DO THIS
Could you copy every line from the material below in which "with" appears?

Rows from a dataset of charts and code
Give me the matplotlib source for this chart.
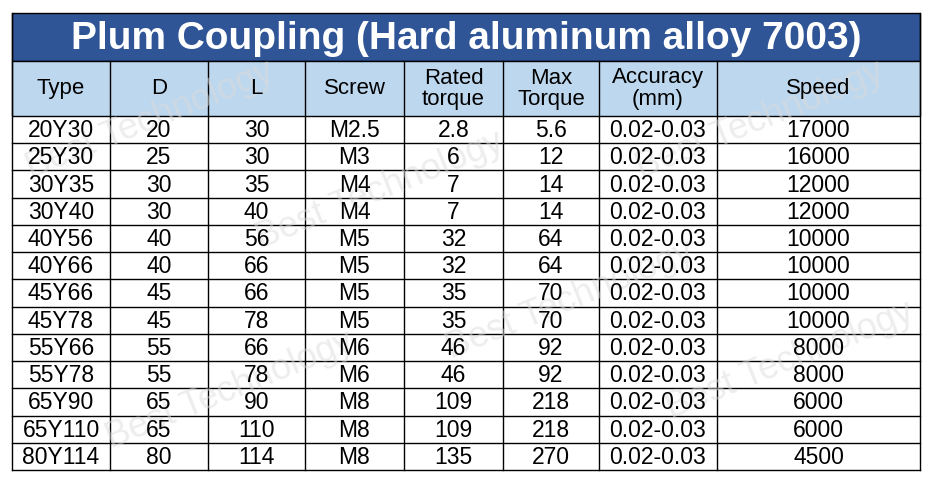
import matplotlib
matplotlib.use("Agg")
import matplotlib.pyplot as plt
from matplotlib.patches import Rectangle

title = "Plum Coupling (Hard aluminum alloy 7003)"
headers = ["Type", "D", "L", "Screw", "Rated\ntorque", "Max\nTorque", "Accuracy\n(mm)", "Speed"]
types = ["20Y30","25Y30","30Y35","30Y40","40Y56","40Y66","45Y66","45Y78","55Y66","55Y78","65Y90","65Y110","80Y114"]
D = [20,25,30,30,40,40,45,45,55,55,65,65,80]
L = [30,30,35,40,56,66,66,78,66,78,90,110,114]
screw = ["M2.5","M3","M4","M4","M5","M5","M5","M5","M6","M6","M8","M8","M8"]
rated = ["2.8","6","7","7","32","32","35","35","46","46","109","109","135"]
maxt = [5.6,12,14,14,64,64,70,70,92,92,218,218,270]
accuracy = ["0.02-0.03"]*13
speed = [17000,16000,12000,12000,10000,10000,10000,10000,8000,8000,6000,6000,4500]

W, H = 933, 482
fig = plt.figure(figsize=(W/100, H/100), dpi=100)
ax = fig.add_axes([0, 0, 1, 1])
ax.set_xlim(0, W); ax.set_ylim(H, 0); ax.axis("off")

cols = [12, 110, 208, 305, 404, 503, 599, 717, 920]
top, tb, hb = 13, 61, 116
rh = (470 - hb) / 13

# watermark
for (x, y) in [(150, 120), (380, 190), (570, 300), (230, 390), (760, 120), (790, 360)]:
    ax.text(x, y, "Best Technology", fontsize=26, color="#dcdcdc", rotation=22,
            ha="center", va="center", zorder=5, alpha=0.5, family="Liberation Sans")

ax.add_patch(Rectangle((cols[0], top), cols[-1]-cols[0], tb-top, fc="#2F5597", ec="black", lw=1, zorder=1))
ax.add_patch(Rectangle((cols[0], tb), cols[-1]-cols[0], hb-tb, fc="#BDD7EE", ec="black", lw=1, zorder=1))
ax.text((cols[0]+cols[-1])/2, (top+tb)/2+2, title, color="white", fontsize=28, fontweight="bold",
        ha="center", va="center", family="Liberation Sans", zorder=6)

for i, h in enumerate(headers):
    ax.text((cols[i]+cols[i+1])/2, (tb+hb)/2, h, fontsize=16, ha="center", va="center",
            family="Liberation Sans", linespacing=1.0, zorder=6)

rows = list(zip(types, D, L, screw, rated, maxt, accuracy, speed))
for r, row in enumerate(rows):
    y0 = hb + r*rh
    for i, v in enumerate(row):
        ax.text((cols[i]+cols[i+1])/2, y0+rh/2+1, str(v), fontsize=16.5, ha="center", va="center",
                family="Liberation Sans", zorder=6)
    ax.plot([cols[0], cols[-1]], [y0+rh, y0+rh], color="black", lw=1, zorder=3)

for x in cols:
    ax.plot([x, x], [tb if x not in (cols[0], cols[-1]) else top, 470], color="black", lw=1, zorder=3)

fig.savefig("out.png", dpi=100)
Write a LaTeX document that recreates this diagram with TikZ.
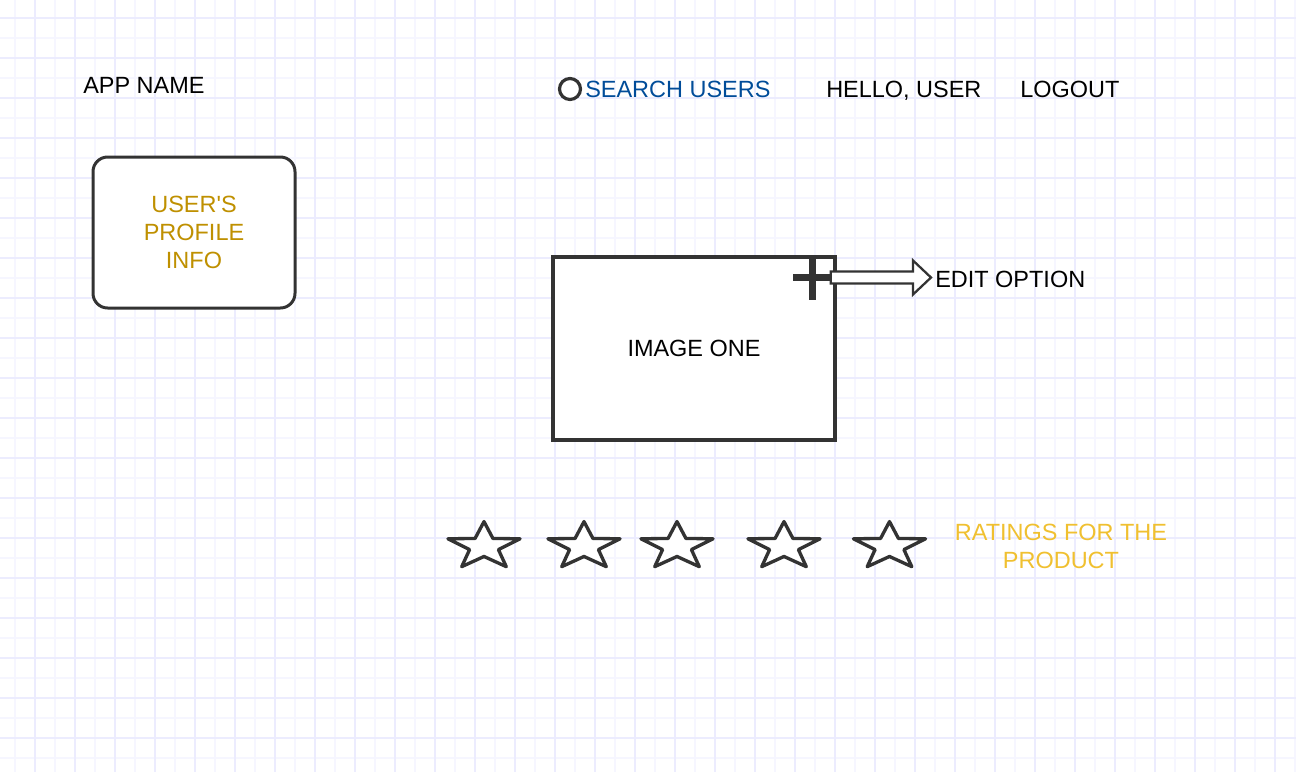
\documentclass[tikz,border=0pt]{standalone}
\usepackage{fontspec}
\setmainfont{Liberation Sans}[Ligatures=TeXOff]
\usetikzlibrary{shapes.geometric,calc}
\definecolor{gridlight}{RGB}{246,246,255}
\definecolor{griddark}{RGB}{236,236,254}
\definecolor{strokegray}{RGB}{51,51,51}
\definecolor{profilegold}{RGB}{191,144,0}
\definecolor{ratinggold}{RGB}{240,192,48}
\definecolor{searchblue}{RGB}{0,76,153}
\begin{document}
\begin{tikzpicture}[x=0.75pt,y=-0.75pt,
  every node/.style={font=\fontsize{17.6}{21}\selectfont},
  textlabel/.style={inner sep=0pt, anchor=base west},
  searchicon/.style={circle, draw=strokegray, fill=white, line width=2.4pt, minimum size=15.75pt, inner sep=0pt},
  profilebox/.style={rectangle, rounded corners=11pt, draw=strokegray, fill=white, line width=2.25pt,
    minimum width=151.5pt, minimum height=113.25pt, text=profilegold, align=center, inner sep=0pt},
  imagebox/.style={rectangle, draw=strokegray, fill=white, line width=2.3pt,
    minimum width=211.5pt, minimum height=137.25pt, inner sep=0pt},
  plusmark/.style={rectangle, minimum width=27.75pt, minimum height=33pt, inner sep=0pt},
  plusbar/.style={strokegray, line width=5.25pt},
  hollowarrow/.style={draw=strokegray, fill=white, line width=1.7pt, line join=miter},
  ratingstar/.style={star, star points=5, star point ratio=2.5, minimum size=37.4pt, inner sep=0pt,
    draw=strokegray, fill=white, line width=2.5pt, line join=round, xscale=1.52},
  ratingtext/.style={text=ratinggold, align=center, inner sep=0pt}
]
\useasboundingbox (0,0) rectangle (1296,772);
\fill[white] (0,0) rectangle (1296,772);
% grid
\foreach \gx in {15,55,...,1295} \draw[gridlight, line width=0.9pt] (\gx,0) -- (\gx,772);
\foreach \gy in {38,78,...,758} \draw[gridlight, line width=0.9pt] (0,\gy) -- (1296,\gy);
\foreach \gx in {35,75,...,1275} \draw[griddark, line width=0.9pt] (\gx,0) -- (\gx,772);
\foreach \gy in {18,58,...,738} \draw[griddark, line width=0.9pt] (0,\gy) -- (1296,\gy);

% header
\node[textlabel] (appname) at (83,93.5) {APP NAME};
\node[searchicon] (searchicon) at (570,89) {};
\node[textlabel, text=searchblue] (search) at (585,97.7) {SEARCH USERS};
\node[textlabel] (hello) at (826,97.5) {HELLO, USER};
\node[textlabel] (logout) at (1020,97.5) {LOGOUT};

% profile
\node[profilebox] (profile) at (194,232.5) {USER'S\\PROFILE\\INFO};

% image
\node[imagebox] (image) at (694,348.5) {IMAGE ONE};
\node[plusmark] (plus) at (812,277.5) {};
\draw[plusbar] (plus.north) -- (plus.south) (plus.west) -- (plus.east);
\node[textlabel] (edit) at (935,287) {EDIT OPTION};
\coordinate (arrowtip) at ($(edit.west |- plus.east)+(-4,0)$);
\draw[hollowarrow] ($(plus.east)+(0,-6)$) -- ($(arrowtip)+(-18,-6)$) -- ($(arrowtip)+(-18,-17)$)
  -- (arrowtip) -- ($(arrowtip)+(-18,17)$) -- ($(arrowtip)+(-18,6)$) -- ($(plus.east)+(0,6)$) -- cycle;

% ratings
\node[ratingstar] (star1) at (484,546.5) {};
\node[ratingstar] (star2) at (584,546.5) {};
\node[ratingstar] (star3) at (677,546.5) {};
\node[ratingstar] (star4) at (784,546.5) {};
\node[ratingstar] (star5) at (889.5,546.5) {};
\node[ratingtext] (ratings) at (1061,546.7) {RATINGS FOR THE\\PRODUCT};
\end{tikzpicture}
\end{document}
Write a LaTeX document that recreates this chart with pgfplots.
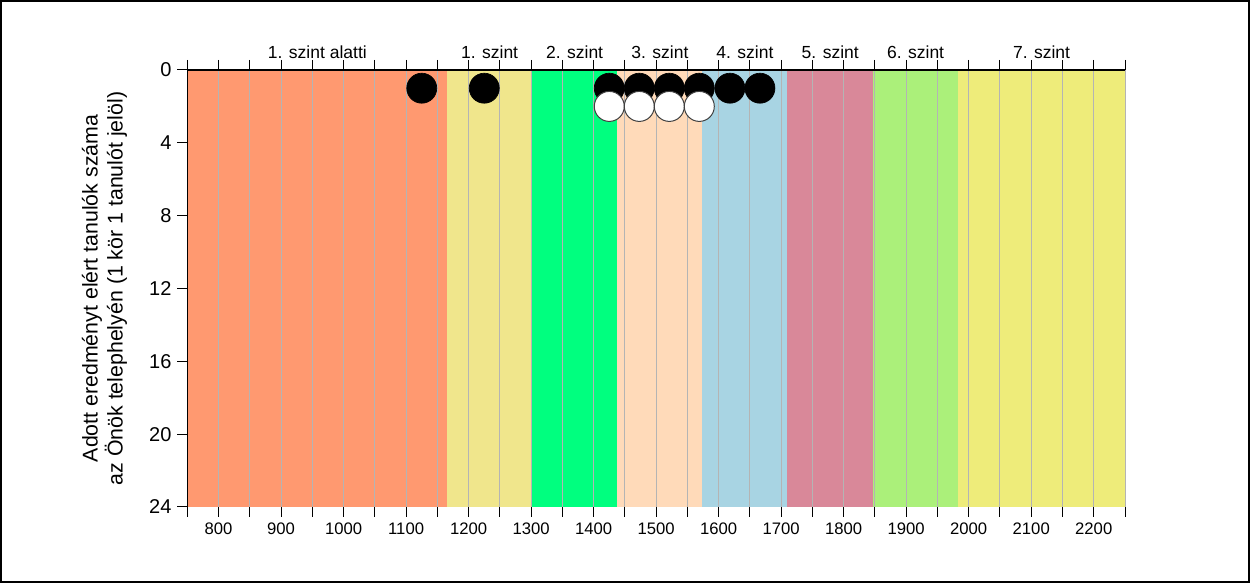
\documentclass[border=0pt]{standalone}
\usepackage{pgfplots}
\pgfplotsset{compat=1.18}
\usepackage{fontspec}
\setmainfont{Liberation Sans}

\definecolor{szA}{HTML}{FF9970}
\definecolor{szB}{HTML}{F0E68C}
\definecolor{szC}{HTML}{00FF7F}
\definecolor{szD}{HTML}{FFDAB9}
\definecolor{szE}{HTML}{A8D4E3}
\definecolor{szF}{HTML}{D98899}
\definecolor{szG}{HTML}{ABF07A}
\definecolor{szH}{HTML}{EEEC7A}
\definecolor{gridgray}{HTML}{B4B4B4}

\begin{document}
\begin{tikzpicture}
\begin{axis}[
    set layers,
    scale only axis,
    width=562.6pt, height=262.2pt,
    xmin=750, xmax=2250,
    ymin=0, ymax=24,
    y dir=reverse,
    clip=false,
    xtick={800,900,...,2200},
    minor xtick={750,850,...,2250},
    ytick={0,4,...,24},
    xtick pos=both, xticklabel pos=bottom,
    ytick pos=left,
    tick align=outside,
    major tick length=6pt, minor tick length=6pt,
    tick style={black, line width=0.6pt},
    axis line style={draw=none},
    xmajorgrids, xminorgrids,
    major grid style={gridgray, line width=0.6pt},
    minor grid style={gridgray, line width=0.6pt},
    /pgf/number format/assume math mode=true,
    /pgf/number format/1000 sep={},
    xticklabel style={font=\fontsize{10}{11}\selectfont},
    yticklabel style={font=\fontsize{12}{13}\selectfont},
    ylabel={Adott eredményt elért tanulók száma\\az Önök telephelyén (1 kör 1 tanulót jelöl)},
    ylabel style={at={(axis description cs:-0.0883,0.5)}, anchor=center,
        align=center, font=\fontsize{12.8}{15}\selectfont},
]
% score bands
\addplot[fill=szA, draw=none, on layer=axis background] coordinates {(750,0) (1166,0) (1166,24) (750,24)} -- cycle;
\addplot[fill=szB, draw=none, on layer=axis background] coordinates {(1166,0) (1301,0) (1301,24) (1166,24)} -- cycle;
\addplot[fill=szC, draw=none, on layer=axis background] coordinates {(1301,0) (1438,0) (1438,24) (1301,24)} -- cycle;
\addplot[fill=szD, draw=none, on layer=axis background] coordinates {(1438,0) (1574,0) (1574,24) (1438,24)} -- cycle;
\addplot[fill=szE, draw=none, on layer=axis background] coordinates {(1574,0) (1710,0) (1710,24) (1574,24)} -- cycle;
\addplot[fill=szF, draw=none, on layer=axis background] coordinates {(1710,0) (1847,0) (1847,24) (1710,24)} -- cycle;
\addplot[fill=szG, draw=none, on layer=axis background] coordinates {(1847,0) (1983,0) (1983,24) (1847,24)} -- cycle;
\addplot[fill=szH, draw=none, on layer=axis background] coordinates {(1983,0) (2250,0) (2250,24) (1983,24)} -- cycle;

% students
\addplot[only marks, mark=*, mark size=9pt, mark options={fill=black, draw=black}] coordinates {
    (1125,1) (1225,1) (1425,1) (1473,1) (1521,1) (1569,1) (1618,1) (1666,1)
};
\addplot[only marks, mark=*, mark size=9pt, mark options={fill=white, draw=black!75, line width=0.6pt}] coordinates {
    (1425,2) (1473,2) (1521,2) (1569,2)
};

% band names
\begin{scope}[every node/.style={anchor=base, font=\fontsize{10.5}{12}\selectfont}]
\node at (axis cs:958,0) [yshift=6.6pt] {1. szint alatti};
\node at (axis cs:1233.5,0) [yshift=6.6pt] {1. szint};
\node at (axis cs:1369.5,0) [yshift=6.6pt] {2. szint};
\node at (axis cs:1506,0) [yshift=6.6pt] {3. szint};
\node at (axis cs:1642,0) [yshift=6.6pt] {4. szint};
\node at (axis cs:1778.5,0) [yshift=6.6pt] {5. szint};
\node at (axis cs:1915,0) [yshift=6.6pt] {6. szint};
\node at (axis cs:2116.5,0) [yshift=6.6pt] {7. szint};
\end{scope}

\draw[black, line width=0.9pt] (rel axis cs:0,0) -- (rel axis cs:0,1);
\draw[black, line width=0.9pt] (rel axis cs:0,1) -- (rel axis cs:1,1);
\coordinate (o) at (rel axis cs:0,0);
\end{axis}
\draw[black, line width=1.2pt] ([shift={(-111.8pt,-45.0pt)}]o) rectangle ([shift={(637.0pt,303.6pt)}]o);
\end{tikzpicture}
\end{document}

RESULT OF THIS TASK
Write a LaTeX document that recreates this diagram with TikZ.
Write a LaTeX document that recreates this chart with pgfplots.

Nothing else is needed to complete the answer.